In this guide you’ll learn how to OCR a PDF document in SharePoint using a Designer Workflow. This enables you to process scanned or bitmap based content and generate fully searchable PDFs. We’ve also added support for the ability to recognise text on (part of) a page and return the actual text (not a bitmap) to the workflow for further processing. A common use for this functionality is to extract a particular area of text from all those documents that use a common template or layout.
Most organizations deal with scanned (or other bitmap based) content on a regular basis. Faxes are received in a digital inbox, invoices or legal documents are scanned and filed away in a file system or MS SharePoint library or other Document Management System. The problem is that this is ‘dead information’ that cannot be searched or indexed using traditional technology, as the content is stored as one big image which cannot be indexed by search crawlers and, as a result, does not show up in search results.
This is where OCR (Optical Character Recognition) comes in. OCR analyzes image based content – e.g. a scanned PDF or an image embedded in a MS Word file and applies some image recognition logic and then embeds the result in a PDF. The scanned content still looks the same, but you can now copy text from the document and search crawlers can also index this text as well.
Scanned Document with OCRed text selected
It is possible to carry out OCR using our standard Convert Document workflow activity, but that requires knowledge of our XML syntax, which - although powerful - is less than user friendly. To make life easier we have created a separate Workflow Activity named Convert to OCRed PDF. This is what it looks like.
The workflow activity added is consistent with our other Workflow Activities (e.g. Converting / Watermarking / Merging / Securing) and largely self-describing.

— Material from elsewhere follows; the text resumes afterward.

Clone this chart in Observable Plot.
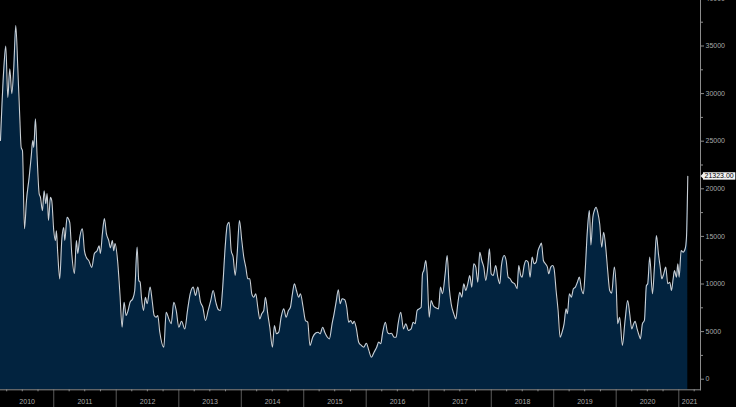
<!DOCTYPE html>
<html><head><meta charset="utf-8">
<script src="https://cdn.jsdelivr.net/npm/d3@7"></script>
<script src="https://cdn.jsdelivr.net/npm/@observablehq/plot@0.6"></script>
<style>html,body{margin:0;padding:0;background:#000;overflow:hidden}#chart svg{display:block}</style>
</head><body><div id="chart"></div>
<script>
// Dates as decimal years (one line per year)
const dates = [
  2010.147,2010.200,2010.232,2010.264,2010.296,2010.328,2010.360,2010.392,2010.424,2010.456,2010.478,2010.499,2010.531,2010.563,2010.606,2010.638,2010.664,2010.680,2010.707,2010.734,2010.766,2010.787,2010.819,2010.846,2010.872,2010.894,2010.915,2010.947,2010.968,
  2011.000,2011.027,2011.043,2011.064,2011.096,2011.128,2011.160,2011.176,2011.214,2011.256,2011.288,2011.331,2011.363,2011.384,2011.416,2011.459,2011.491,2011.523,2011.560,2011.608,2011.651,2011.694,2011.726,2011.747,2011.779,2011.811,2011.843,2011.880,2011.907,2011.939,2011.960,2011.982,
  2012.022,2012.059,2012.094,2012.126,2012.158,2012.190,2012.222,2012.264,2012.296,2012.334,2012.360,2012.382,2012.403,2012.435,2012.467,2012.494,2012.542,2012.574,2012.606,2012.638,2012.664,2012.696,2012.760,2012.798,2012.840,2012.878,2012.920,2012.958,
  2013.000,2013.043,2013.096,2013.139,2013.182,2013.230,2013.267,2013.304,2013.347,2013.384,2013.427,2013.470,2013.512,2013.550,2013.592,2013.635,2013.667,2013.699,2013.742,2013.774,2013.806,2013.838,2013.870,2013.902,2013.934,2013.971,
  2014.008,2014.040,2014.072,2014.104,2014.136,2014.168,2014.200,2014.232,2014.264,2014.296,2014.328,2014.360,2014.387,2014.424,2014.456,2014.499,2014.531,2014.563,2014.600,2014.638,2014.680,2014.718,2014.755,2014.787,2014.819,2014.851,2014.883,2014.920,2014.947,2014.990,
  2015.027,2015.064,2015.099,2015.144,2015.187,2015.230,2015.262,2015.304,2015.336,2015.379,2015.411,2015.454,2015.486,2015.518,2015.555,2015.582,2015.614,2015.656,2015.688,2015.720,2015.752,2015.784,2015.806,2015.838,2015.880,2015.923,2015.960,
  2016.003,2016.040,2016.083,2016.126,2016.168,2016.200,2016.232,2016.264,2016.307,2016.339,2016.371,2016.403,2016.446,2016.478,2016.510,2016.552,2016.595,2016.632,2016.675,2016.718,2016.750,2016.782,2016.814,2016.846,2016.878,2016.899,2016.920,2016.952,2016.974,
  2017.006,2017.038,2017.070,2017.112,2017.155,2017.187,2017.219,2017.262,2017.294,2017.326,2017.358,2017.400,2017.432,2017.464,2017.496,2017.528,2017.560,2017.592,2017.624,2017.656,2017.688,2017.720,2017.752,2017.784,2017.816,2017.848,2017.880,2017.912,2017.944,2017.971,2017.998,
  2018.030,2018.072,2018.104,2018.136,2018.163,2018.206,2018.238,2018.270,2018.302,2018.334,2018.376,2018.414,2018.440,2018.472,2018.494,2018.526,2018.558,2018.590,2018.622,2018.654,2018.686,2018.718,2018.750,2018.782,2018.803,2018.835,2018.867,2018.899,2018.920,2018.952,2018.984,
  2019.006,2019.038,2019.070,2019.102,2019.134,2019.166,2019.198,2019.219,2019.251,2019.283,2019.315,2019.347,2019.379,2019.411,2019.443,2019.475,2019.507,2019.539,2019.571,2019.595,2019.627,2019.651,2019.678,2019.704,2019.736,2019.768,2019.800,2019.832,2019.864,2019.896,2019.928,2019.971,
  2020.003,2020.024,2020.056,2020.099,2020.142,2020.184,2020.216,2020.248,2020.280,2020.302,2020.334,2020.366,2020.387,2020.419,2020.451,2020.483,2020.504,2020.536,2020.579,2020.611,2020.643,2020.675,2020.707,2020.728,2020.760,2020.792,2020.824,2020.856,2020.883,2020.910,2020.931,2020.963,2020.984,
  2021.006,2021.038,2021.070,2021.102,2021.123,2021.144
];
const values = [
  25070,32600,35000,29600,32600,30000,32750,37150,32750,27500,24350,24000,15800,18750,21200,23300,25070,24350,27350,23300,19500,19100,17700,19800,18430,19500,16670,19100,18750,
  15600,14570,15600,13200,10540,14570,15930,14570,17000,16460,13200,11100,14570,13200,14880,15800,13500,12780,12460,11750,13200,13500,14000,13200,15300,16880,15300,14570,13800,14570,13500,14250,
  12460,9000,5460,8090,6690,7220,8090,8450,9320,13870,10370,10190,8610,7220,8610,7920,9670,8270,6690,6510,6690,4940,3360,7040,6340,5820,8090,7220,
  5460,6090,5290,7220,8970,9670,8790,9670,8090,7560,6170,7220,8270,9320,8090,7290,7220,9320,13870,16150,16490,13520,12820,10890,13170,16670,
  14570,12820,11770,10550,10550,8970,8610,8970,7560,6340,6870,7220,8610,6870,5460,3360,5640,4770,4940,6510,7390,6510,7220,7560,8970,10020,9320,8610,8970,7560,
  6170,5990,3540,4410,4830,4940,4770,5460,4940,4410,4240,5820,6870,8090,9390,7920,8450,8350,7560,5990,6170,5820,6090,5460,3890,3540,3360,
  3780,3080,2310,2840,3360,3890,3720,4940,5990,4940,4770,4830,4410,4410,5820,7040,5290,5820,5120,5290,5990,5820,7220,7390,7560,11070,11420,12470,11070,
  6510,8270,7740,7500,7390,9670,8970,11070,12990,9670,7920,6870,6340,7920,9140,8610,10020,9320,10020,10890,9670,12120,11770,10190,13340,12470,11770,10370,11770,13700,11070,
  10890,11940,10720,10020,11940,12990,12470,10720,10550,10190,10020,9500,11940,10890,10720,11940,12470,12300,10720,12820,12120,12300,13520,14040,14290,12470,12120,11770,11070,11770,11940,
  11600,9320,7220,4410,4940,5820,7390,6870,8970,8610,9500,9670,10190,10720,9500,8970,11770,15620,17720,14100,17020,17720,18070,17540,16320,13870,15440,13870,11420,9320,9040,11770,
  9320,5820,6510,3540,6170,8270,6870,5290,5820,6090,5290,4590,4240,5820,6170,9840,10020,12820,8970,11770,15090,13170,11590,10550,11070,11770,10020,10190,9320,10550,11420,10720,12120,
  10720,13520,13350,13700,14920,21323
];
const yTicks = [0,5000,10000,15000,20000,25000,30000,35000,40000];
const yMinorTicks = [2500,7500,12500,17500,22500,27500,32500,37500];
const years = [2010,2011,2012,2013,2014,2015,2016,2017,2018,2019,2020,2021];

function decimalToDate(t) {
  const y = Math.floor(t);
  const a = Date.UTC(y, 0, 1), b = Date.UTC(y + 1, 0, 1);
  return new Date(a + (t - y) * (b - a));
}
const data = dates.map((t, i) => ({date: decimalToDate(t), value: values[i]}));
const last = data[data.length - 1];

const W = 736, H = 407, mL = 0, mR = 36, mT = 0, mB = 17.7;
const xDomain = [new Date(Date.UTC(2010, 0, 1)), new Date(Date.UTC(2021, 0, 1))];
const xRange = [-9.2, 678.3];
const yFloor = -1113;
const yDomain = [yFloor, 40000];
const yRange = [H - mB, -2.1];

const xs = d3.scaleUtc(xDomain, xRange);
const visStart = xs.invert(mL), visEnd = xs.invert(W - mR);
const yearStarts = years.slice(1).map(y => new Date(Date.UTC(y, 0, 1)));
const quarterTicks = [];
years.forEach(y => [0, 3, 6, 9].forEach(m => {
  const d = new Date(Date.UTC(y, m, 1));
  if (m !== 0 && d < visEnd) quarterTicks.push(d);
}));
const yearLabels = years.map(y => {
  const a = Math.max(+new Date(Date.UTC(y, 0, 1)), +visStart);
  const b = Math.min(+new Date(Date.UTC(y + 1, 0, 1)), +visEnd);
  return {center: new Date((a + b) / 2), label: String(y)};
});

const axisColor = "#8c8c8c";
const textColor = "#a9a9a9";

const chart = Plot.plot({
  width: W, height: H,
  marginLeft: mL, marginRight: mR, marginTop: mT, marginBottom: mB,
  style: {background: "#000", color: textColor, fontFamily: "'Liberation Sans', Arial, sans-serif", overflow: "visible"},
  x: {type: "utc", domain: xDomain, range: xRange},
  y: {domain: yDomain, range: yRange},
  marks: [
    Plot.areaY(data, {x: "date", y1: () => yFloor, y2: "value", fill: "#02233f", curve: "monotone-x"}),
    Plot.lineY(data, {x: "date", y: "value", stroke: "#c9cfd5", strokeWidth: 1.1, curve: "monotone-x"}),
    Plot.axisX({anchor: "bottom", ticks: yearStarts, tickSize: 18, text: null, stroke: "#5a5a5a", label: null}),
    Plot.axisX({anchor: "bottom", ticks: quarterTicks, tickSize: 2, text: null, stroke: axisColor, label: null}),
    Plot.frame({anchor: "bottom", stroke: axisColor}),
    Plot.frame({anchor: "right", stroke: axisColor}),
    Plot.axisY({anchor: "right", ticks: yMinorTicks, tickSize: 2, text: null, stroke: axisColor, label: null}),
    Plot.axisY({anchor: "right", ticks: yTicks, tickSize: 3, tickPadding: 2, tickFormat: d => String(d),
      fontSize: 7, fill: textColor, stroke: axisColor, label: null}),
    Plot.text(yearLabels, {x: "center", text: "label", frameAnchor: "bottom", dy: 14, fontSize: 7, fill: textColor}),
    Plot.text([last], {y: "value", frameAnchor: "right", dx: 4, textAnchor: "start",
      text: d => d.value.toFixed(2), fontSize: 7, fill: "#000"})
  ]
});
document.getElementById("chart").appendChild(chart);

// white value tag behind the last-value label
const lastText = last.value.toFixed(2);
chart.querySelectorAll("text").forEach(el => {
  if (el.textContent === lastText) {
    const bb = el.getBBox();
    const ns = "http://www.w3.org/2000/svg";
    const rect = document.createElementNS(ns, "rect");
    rect.setAttribute("x", bb.x - 1.5);
    rect.setAttribute("y", bb.y - 0.2);
    rect.setAttribute("width", bb.width + 3);
    rect.setAttribute("height", bb.height + 0.4);
    rect.setAttribute("fill", "#f2f2f2");
    const tip = document.createElementNS(ns, "polygon");
    const cy = bb.y + bb.height / 2, bx = bb.x - 1.5;
    tip.setAttribute("points", `${bx - 2.5},${cy} ${bx},${cy - 2.5} ${bx},${cy + 2.5}`);
    tip.setAttribute("fill", "#f2f2f2");
    const tr = el.getAttribute("transform");
    if (tr) { rect.setAttribute("transform", tr); tip.setAttribute("transform", tr); }
    el.parentNode.insertBefore(rect, el);
    el.parentNode.insertBefore(tip, el);
  }
});
</script>
</body></html>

this document: The source document to Convert and OCR. For most workflows selecting Current Item will suffice, but some scenarios may require the lookup of a different item.

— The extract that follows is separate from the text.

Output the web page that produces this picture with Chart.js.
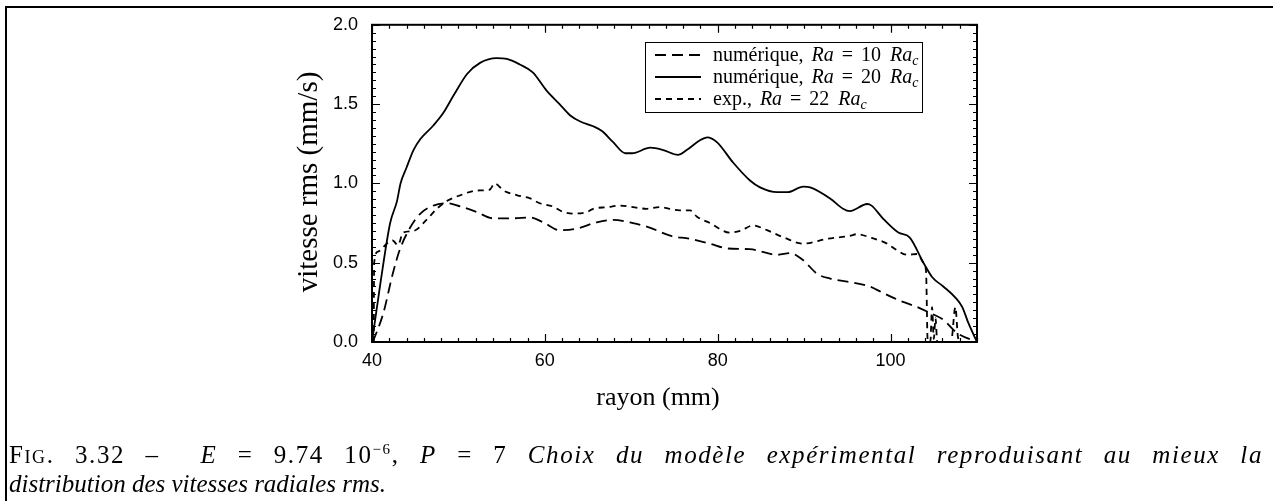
<!DOCTYPE html>
<html>
<head>
<meta charset="utf-8">
<script src="https://cdn.jsdelivr.net/npm/chart.js@4.4.1/dist/chart.umd.min.js"></script>
<style>
  body { margin: 0; background: #fff; }
  #wrap { position: relative; width: 1273px; height: 501px; overflow: hidden; }
  #frame { position: absolute; left: 5px; top: 6px; right: -5px; bottom: -5px; border-top: 2px solid #000; border-left: 2px solid #000; }
  canvas { position: absolute; left: 0; top: 0; }
  #caption { position: absolute; left: 9px; top: 440px; width: 1254px; font-family: "Liberation Serif", serif; font-size: 25px; line-height: 29px; color: #000; }
  #caption .l1 { text-align: justify; text-align-last: justify; letter-spacing: 1.6px; }
  #caption sup { font-size: 15px; line-height: 0; }
</style>
</head>
<body>
<div id="wrap">
  <canvas id="lineChart" width="1273" height="501"></canvas>
  <div id="frame"></div>
  <div id="caption">
    <div class="l1"><span style="font-variant: small-caps">Fig.</span> 3.32 – &nbsp;<i>E</i> = 9.74 10<sup>−6</sup>, <i>P</i> = 7 <i>Choix du modèle expérimental reproduisant au mieux la</i></div>
    <div><i>distribution des vitesses radiales rms.</i></div>
  </div>
</div>
<script>
// Chart data
const rayon20 = [40, 41, 42.1, 42.9, 43.3, 44, 44.8, 45.6, 47.1, 48.2, 49.5, 51, 52.5, 54.4, 55.6, 57.1, 58.6, 60.2, 61.7, 62.9, 64.1, 65.6, 66.6, 67.9, 69.3, 70.1, 72.2, 73.7, 75.4, 76.4, 77.9, 78.8, 79.9, 81.8, 83.7, 84.9, 86.9, 88.1, 89.9, 90.7, 93, 94.5, 95.3, 97.3, 97.8, 99.1, 100.9, 102.2, 103.8, 104.8, 106.1, 107.5, 108.3, 109, 110];
const vit20 = [0, 0.38, 0.75, 0.89, 1.0, 1.1, 1.21, 1.28, 1.365, 1.44, 1.56, 1.69, 1.76, 1.79, 1.785, 1.75, 1.70, 1.585, 1.50, 1.43, 1.39, 1.36, 1.33, 1.26, 1.19, 1.19, 1.225, 1.21, 1.18, 1.21, 1.27, 1.29, 1.26, 1.13, 1.02, 0.975, 0.945, 0.945, 0.98, 0.975, 0.905, 0.84, 0.825, 0.87, 0.86, 0.78, 0.69, 0.66, 0.50, 0.41, 0.35, 0.28, 0.22, 0.12, 0];

const rayon10 = [40.1, 41.3, 42.4, 43.2, 44.4, 45.6, 47.1, 48.7, 50.2, 52.1, 54, 56.3, 58.3, 59.8, 61.7, 63.7, 66, 67.9, 70.2, 72.2, 74.5, 76.8, 79.1, 81.1, 83.7, 86.9, 88.4, 89.9, 91.5, 93, 96.1, 97.6, 99.1, 101.1, 103.1, 104.3, 106.1, 107.7, 110];
const vit10 = [0, 0.18, 0.43, 0.58, 0.72, 0.81, 0.86, 0.875, 0.855, 0.82, 0.78, 0.78, 0.785, 0.755, 0.705, 0.715, 0.755, 0.77, 0.75, 0.72, 0.67, 0.65, 0.62, 0.59, 0.585, 0.55, 0.56, 0.515, 0.43, 0.40, 0.37, 0.35, 0.31, 0.26, 0.22, 0.19, 0.14, 0.057, 0];

const rayonExp = [40.2, 40.25, 40.7, 41.7, 42.4, 43.0, 43.6, 44.8, 46.3, 47.5, 48.7, 50.2, 52.1, 53.6, 54.2, 55.2, 56.8, 58.3, 59.4, 60.9, 62.1, 63.3, 64.9, 65.6, 67.2, 68.7, 70.2, 71.8, 73.3, 75.6, 76.8, 77.6, 79.1, 81.4, 82.6, 84.1, 85.7, 87.6, 89.9, 92.6, 95.3, 96.1, 97.6, 99.6, 100.7, 101.9, 103.1, 103.8, 104.1, 104.3, 104.6, 104.8, 105, 105.2, 105.4, 106, 107, 107.5, 107.8, 108.1, 110];
const vitExp = [0.0, 0.5, 0.57, 0.62, 0.64, 0.61, 0.69, 0.70, 0.77, 0.84, 0.89, 0.925, 0.955, 0.96, 1.0, 0.955, 0.925, 0.905, 0.875, 0.855, 0.82, 0.81, 0.82, 0.84, 0.85, 0.86, 0.85, 0.84, 0.85, 0.83, 0.83, 0.79, 0.75, 0.69, 0.70, 0.735, 0.705, 0.66, 0.62, 0.65, 0.67, 0.68, 0.66, 0.62, 0.58, 0.55, 0.555, 0.50, 0.45, 0.0, 0.0, 0.22, 0.02, 0.15, 0.0, 0.0, 0.0, 0.22, 0.03, 0.0, 0.0];

const xTicks = [40, 60, 80, 100];
const yTicks = [0, 0.5, 1.0, 1.5, 2.0];
const legendPrefix = [`numérique, `, `numérique, `, `exp., `];
const legendRa = [10, 20, 22];

const toPoints = (xs, ys) => xs.map((x, i) => ({ x: x, y: ys[i] }));

// Frame, inward ticks, axis titles and legend
const framePlugin = {
  id: `frame`,
  afterDatasetsDraw(chart) {
    const ctx = chart.ctx;
    const { left, right, top, bottom } = chart.chartArea;
    const xs = chart.scales.x;
    const ys = chart.scales.y;
    ctx.save();
    ctx.strokeStyle = `#000`;
    ctx.lineWidth = 2;
    ctx.setLineDash([]);
    ctx.strokeRect(left, top, right - left, bottom - top);

    ctx.lineWidth = 1.2;
    ctx.beginPath();
    for (let v = 40; v <= 110.001; v += 2) {
      const px = Math.round(xs.getPixelForValue(v)) + 0.5;
      const len = (Math.abs(v % 20) < 0.01) ? 8 : 4;
      ctx.moveTo(px, bottom); ctx.lineTo(px, bottom - len);
      ctx.moveTo(px, top); ctx.lineTo(px, top + len);
    }
    for (let i = 0; i <= 40; i++) {
      const v = i * 0.05;
      const py = Math.round(ys.getPixelForValue(v)) + 0.5;
      const len = (i % 10 === 0) ? 8 : 4;
      ctx.moveTo(left, py); ctx.lineTo(left + len, py);
      ctx.moveTo(right, py); ctx.lineTo(right - len, py);
    }
    ctx.stroke();

    // axis titles
    ctx.fillStyle = `#000`;
    ctx.font = `26px "Liberation Serif"`;
    ctx.textAlign = `center`;
    ctx.textBaseline = `middle`;
    ctx.fillText(`rayon (mm)`, 658, 398);
    ctx.save();
    ctx.translate(309, 182);
    ctx.rotate(-Math.PI / 2);
    ctx.font = `29px "Liberation Serif"`;
    ctx.fillText(`vitesse rms (mm/s)`, 0, 0);
    ctx.restore();

    // legend
    const bx = 645, by = 42, bw = 277, bh = 70;
    ctx.fillStyle = `#fff`;
    ctx.fillRect(bx, by, bw, bh);
    ctx.lineWidth = 1;
    ctx.strokeStyle = `#000`;
    ctx.strokeRect(bx + 0.5, by + 0.5, bw, bh);
    chart.data.datasets.forEach((ds, i) => {
      const ly = by + 13 + i * 22;
      ctx.lineWidth = ds.borderWidth;
      ctx.setLineDash(ds.borderDash || []);
      ctx.beginPath();
      ctx.moveTo(655, ly); ctx.lineTo(701, ly);
      ctx.stroke();
      ctx.setLineDash([]);
      ctx.fillStyle = `#000`;
      ctx.textAlign = `left`;
      ctx.textBaseline = `alphabetic`;
      let tx = 713;
      const base = ly + 6;
      const runs = [
        [legendPrefix[i], `20px "Liberation Serif"`, 0, 3],
        [`Ra`, `italic 20px "Liberation Serif"`, 0, 8],
        [`=`, `20px "Liberation Serif"`, 0, 8],
        [`${legendRa[i]}`, `20px "Liberation Serif"`, 0, 9],
        [`Ra`, `italic 20px "Liberation Serif"`, 0, 0],
        [`c`, `italic 14px "Liberation Serif"`, 4, 0]
      ];
      runs.forEach(([t, f, dy, gap]) => {
        ctx.font = f;
        ctx.fillText(t, tx, base + dy);
        tx += ctx.measureText(t).width + gap;
      });
    });
    ctx.restore();
  }
};

const lineChart = new Chart(document.getElementById(`lineChart`), {
  type: `line`,
  data: {
    datasets: [
      {
        label: `numérique, Ra = 10 Ra_c`,
        data: toPoints(rayon10, vit10),
        borderColor: `#000`,
        borderWidth: 1.8,
        borderDash: [11, 6],
        pointRadius: 0,
        cubicInterpolationMode: `monotone`
      },
      {
        label: `numérique, Ra = 20 Ra_c`,
        data: toPoints(rayon20, vit20),
        borderColor: `#000`,
        borderWidth: 1.8,
        pointRadius: 0,
        cubicInterpolationMode: `monotone`
      },
      {
        label: `exp., Ra = 22 Ra_c`,
        data: toPoints(rayonExp, vitExp),
        borderColor: `#000`,
        borderWidth: 1.8,
        borderDash: [6, 5],
        pointRadius: 0,
        cubicInterpolationMode: `monotone`
      }
    ]
  },
  options: {
    responsive: false,
    animation: false,
    layout: { padding: { left: 312, right: 296, top: 24, bottom: 119 } },
    plugins: { legend: { display: false }, tooltip: { enabled: false } },
    scales: {
      x: {
        type: `linear`,
        min: 40,
        max: 110,
        grid: { display: false, drawTicks: false },
        border: { display: false },
        afterBuildTicks: s => { s.ticks = xTicks.map(v => ({ value: v })); },
        afterFit: s => { s.height = 40; },
        ticks: { color: `#000`, padding: 8, font: { family: `"Liberation Sans"`, size: 18 } }
      },
      y: {
        type: `linear`,
        min: 0,
        max: 2,
        grid: { display: false, drawTicks: false },
        border: { display: false },
        afterBuildTicks: s => { s.ticks = yTicks.map(v => ({ value: v })); },
        afterFit: s => { s.width = 60; },
        ticks: { color: `#000`, padding: 14, font: { family: `"Liberation Sans"`, size: 18 }, callback: v => v.toFixed(1) }
      }
    }
  },
  plugins: [framePlugin]
});
</script>
</body>
</html>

this file: The name and location to write the generated file to. Leave this field empty to use the same location and name as the source file. Please note that if your source file is already in PDF format then leaving this field empty will overwrite it. For details about how to specify paths to different libraries / site collections see this blog post.
include / exclude metadata: Control if the source file’s SharePoint metadata is copied to the destination file.
OCR language: The language the source document is written in. It defaults to English, but from version 7.2 and higher we support Arabic, Danish, German, English, Dutch, Finnish, French, Hebrew, Hungarian, Italian, Norwegian, Portuguese, Spanish and Swedish.
OCR Performance: Specify the performance / accuracy of the OCR engine. It is recommended to leave this on the default Slow but accurate setting.
Whitelist / Blacklist: Control which characters are recognised. For example limit recognition to numbers by whitelisting 1234567890. This prevents, for example, a 0 (zero) to be recognised as the letter o or O.
Pagination: In some specific cases a single image spans multiple pages. Enable pagination for those cases.
Regions: By default the entire page is OCRed. To limit OCR to certain parts of a page, e.g. a header and/or footer, you can specify one or more regions using our XML syntax. Have a look at this blog post, but only use the part that starts with (and includes) <Regions>…</Regions>.
List ID: The ID of the list the processed file was written to. This can be used later in the workflow to perform additional tasks on the file such as a check-in or out.
Item ID: The ID of the processed file. Can be used with the List ID
Although creating simple workflows in SharePoint Designer is relatively easy, if the concept of MS SharePoint Designer workflows is new to you then have a look at our simple Getting Started Knowledge Base article.
Note: The OCR and PDF/A Archiving Add-On license is needed in order to use OCR in your production environment.